▶ _STATED TASK_:
Transcribe the lines below verbatim, skipping the images.

— begin —

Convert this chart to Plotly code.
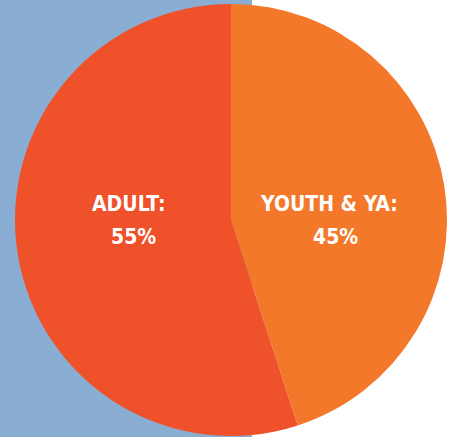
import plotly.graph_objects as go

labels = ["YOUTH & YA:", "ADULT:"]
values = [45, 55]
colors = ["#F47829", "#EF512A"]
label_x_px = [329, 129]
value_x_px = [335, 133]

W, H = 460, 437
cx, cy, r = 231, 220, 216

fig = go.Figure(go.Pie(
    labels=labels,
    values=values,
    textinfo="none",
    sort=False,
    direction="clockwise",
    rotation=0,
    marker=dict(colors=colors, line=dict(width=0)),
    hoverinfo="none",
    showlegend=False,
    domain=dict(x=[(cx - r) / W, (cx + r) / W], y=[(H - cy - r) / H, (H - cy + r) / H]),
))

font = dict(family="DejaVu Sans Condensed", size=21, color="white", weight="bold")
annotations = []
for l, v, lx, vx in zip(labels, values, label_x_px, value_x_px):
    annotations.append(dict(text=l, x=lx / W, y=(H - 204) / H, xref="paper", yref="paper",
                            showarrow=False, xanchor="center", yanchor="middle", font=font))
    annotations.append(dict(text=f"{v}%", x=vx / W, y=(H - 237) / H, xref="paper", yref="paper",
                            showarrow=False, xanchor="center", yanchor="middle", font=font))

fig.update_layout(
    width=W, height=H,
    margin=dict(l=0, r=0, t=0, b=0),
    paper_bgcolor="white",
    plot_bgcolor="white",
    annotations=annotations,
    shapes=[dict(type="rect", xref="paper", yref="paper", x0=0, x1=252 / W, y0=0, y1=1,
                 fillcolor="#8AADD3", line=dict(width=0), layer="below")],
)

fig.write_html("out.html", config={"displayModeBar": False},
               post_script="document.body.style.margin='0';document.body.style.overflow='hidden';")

— end —

▶ _REPLY_:
Convert this chart to Plotly code.
import plotly.graph_objects as go

labels = ["YOUTH & YA:", "ADULT:"]
values = [45, 55]
colors = ["#F47829", "#EF512A"]
label_x_px = [329, 129]
value_x_px = [335, 133]

W, H = 460, 437
cx, cy, r = 231, 220, 216

fig = go.Figure(go.Pie(
    labels=labels,
    values=values,
    textinfo="none",
    sort=False,
    direction="clockwise",
    rotation=0,
    marker=dict(colors=colors, line=dict(width=0)),
    hoverinfo="none",
    showlegend=False,
    domain=dict(x=[(cx - r) / W, (cx + r) / W], y=[(H - cy - r) / H, (H - cy + r) / H]),
))

font = dict(family="DejaVu Sans Condensed", size=21, color="white", weight="bold")
annotations = []
for l, v, lx, vx in zip(labels, values, label_x_px, value_x_px):
    annotations.append(dict(text=l, x=lx / W, y=(H - 204) / H, xref="paper", yref="paper",
                            showarrow=False, xanchor="center", yanchor="middle", font=font))
    annotations.append(dict(text=f"{v}%", x=vx / W, y=(H - 237) / H, xref="paper", yref="paper",
                            showarrow=False, xanchor="center", yanchor="middle", font=font))

fig.update_layout(
    width=W, height=H,
    margin=dict(l=0, r=0, t=0, b=0),
    paper_bgcolor="white",
    plot_bgcolor="white",
    annotations=annotations,
    shapes=[dict(type="rect", xref="paper", yref="paper", x0=0, x1=252 / W, y0=0, y1=1,
                 fillcolor="#8AADD3", line=dict(width=0), layer="below")],
)

fig.write_html("out.html", config={"displayModeBar": False},
               post_script="document.body.style.margin='0';document.body.style.overflow='hidden';")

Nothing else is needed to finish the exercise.